И, словно подтверждая его слова, сердце у него в груди тревожно сжалось и забилось часто-часто.
– Так, – сказал Михель-Великан и покачал головой. – Мне вот говорил кое-кто, что ты, покуда у тебя были деньги, не жалея, раздавал их всяким побирушкам да попрошайкам. Правда это?
– Правда, – шепотом сказал Петер. Михель кивнул головой.

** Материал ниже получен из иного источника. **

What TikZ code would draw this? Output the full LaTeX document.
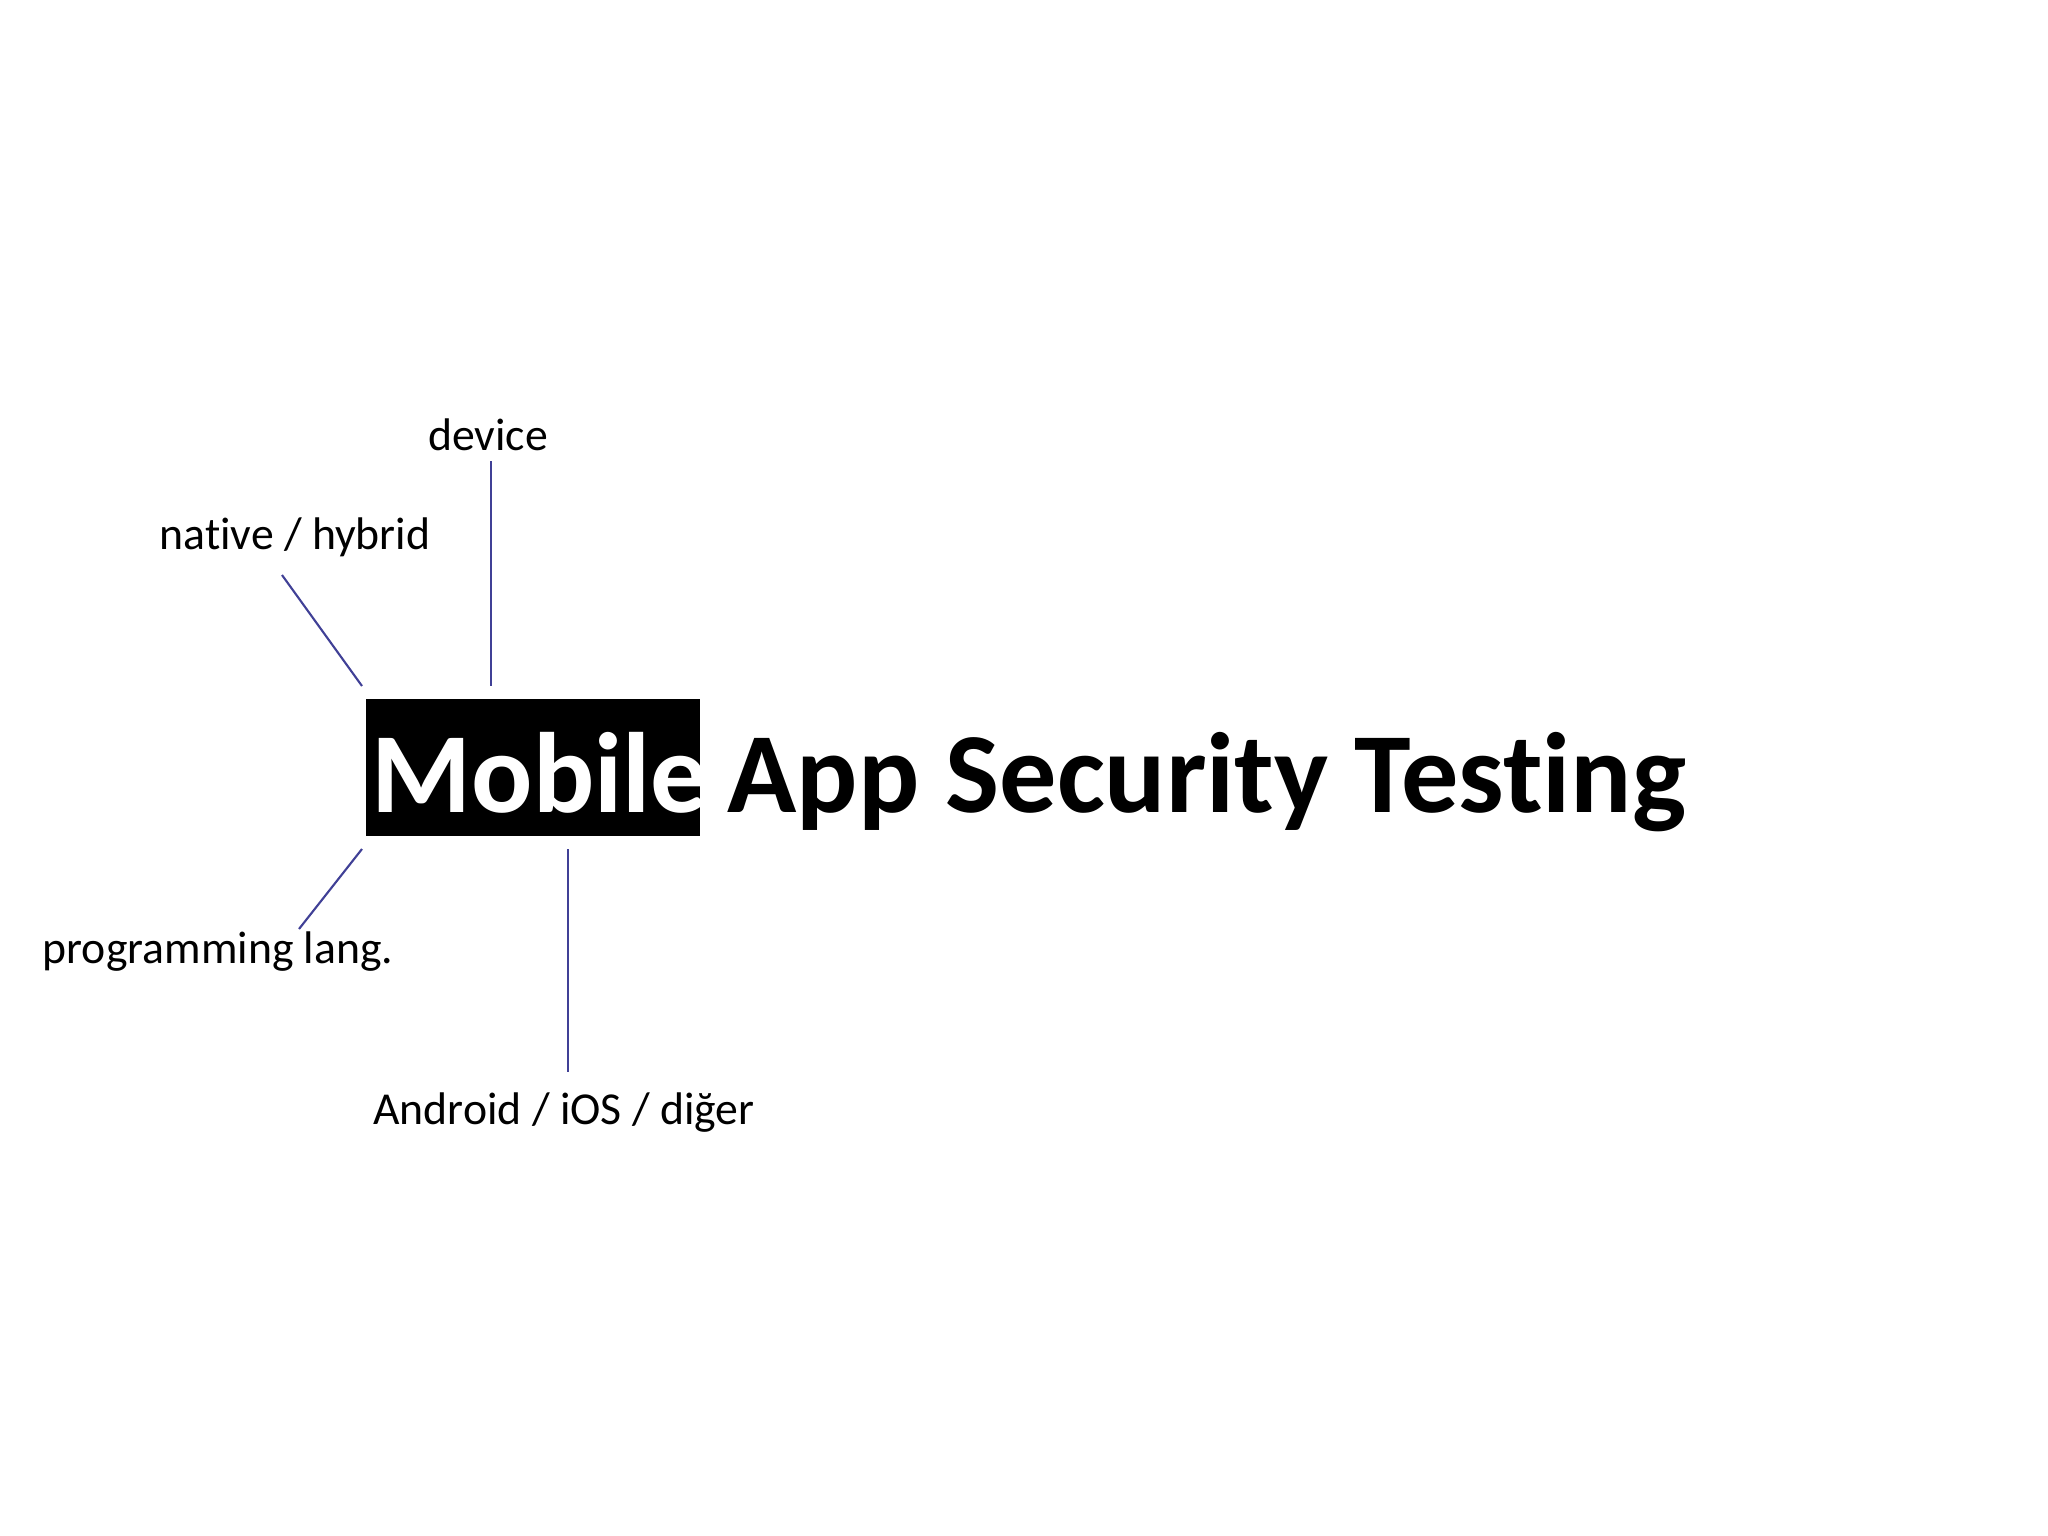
\documentclass[tikz,border=0pt]{standalone}
\usepackage{fontspec}
\setmainfont[Ligatures={NoCommon}]{Carlito}
\begin{document}
\begin{tikzpicture}[x=0.01cm,y=-0.01cm,
  lbl/.style={font=\fontsize{13}{15}\selectfont, text=black, inner sep=0pt},
  ttl/.style={font=\fontsize{32.5}{38}\selectfont\bfseries, inner sep=0pt},
  link/.style={draw=blue!45!black!75!white, line width=0.6pt}]
\useasboundingbox (0,0) rectangle (2048,1536);
\node (mob) [fill=black, minimum width=3.34cm, minimum height=1.37cm, inner sep=0pt] at (533,767.5) {};
\node[ttl, text=white, anchor=base west] (mobt) at (371,812) {Mobile};
\node[ttl, anchor=base west] (title) at (727,812) {App Security Testing};
\node[lbl] (dev) at (488,435) {device};
\node[lbl] (nat) at (295,537) {native / hybrid};
\node[lbl] (prog) at (218,952) {programming lang.};
\node[lbl] (and) at (564,1113) {Android / iOS / diğer};
\coordinate (d1) at (491,461); \coordinate (d2) at (491,686);
\coordinate (n1) at (282,575); \coordinate (n2) at (362,686);
\coordinate (p1) at (362,849); \coordinate (p2) at (299,929);
\coordinate (a1) at (568,849); \coordinate (a2) at (568,1072);
\draw[link] (d1) -- (d2);
\draw[link] (n1) -- (n2);
\draw[link] (p1) -- (p2);
\draw[link] (a1) -- (a2);
\end{tikzpicture}
\end{document}
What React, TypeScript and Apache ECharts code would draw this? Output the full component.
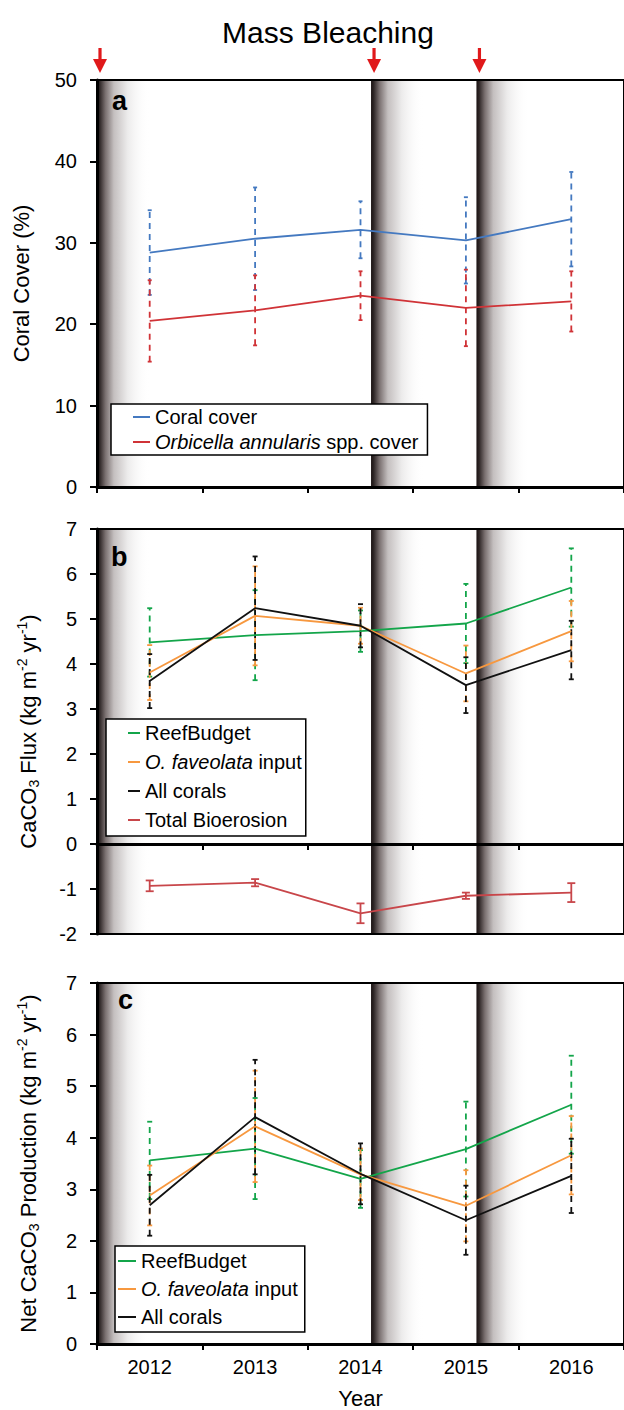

– Так, – повторил он опять. – А скажи мне, зачем ты это делал? Какая тебе от этого польза? Что ты получил за свои деньги? Пожелания всяких благ и доброго здоровья! Ну и что же, ты стал от этого здоровее? Да половины этих выброшенных денег хватило бы, чтобы держать при себе хорошего врача. А это было бы гораздо полезнее для твоего здоровья, чем все пожелания, вместе взятые. Знал ты это? Знал. Что же тебя заставляло всякий раз, когда какой-нибудь грязный нищий протягивал тебе свою помятую шляпу, опускать руку в карман? Сердце, опять-таки сердце, а не глаза, не язык, не руки и не ноги. Ты, как говорится, слишком близко все принимал к сердцу.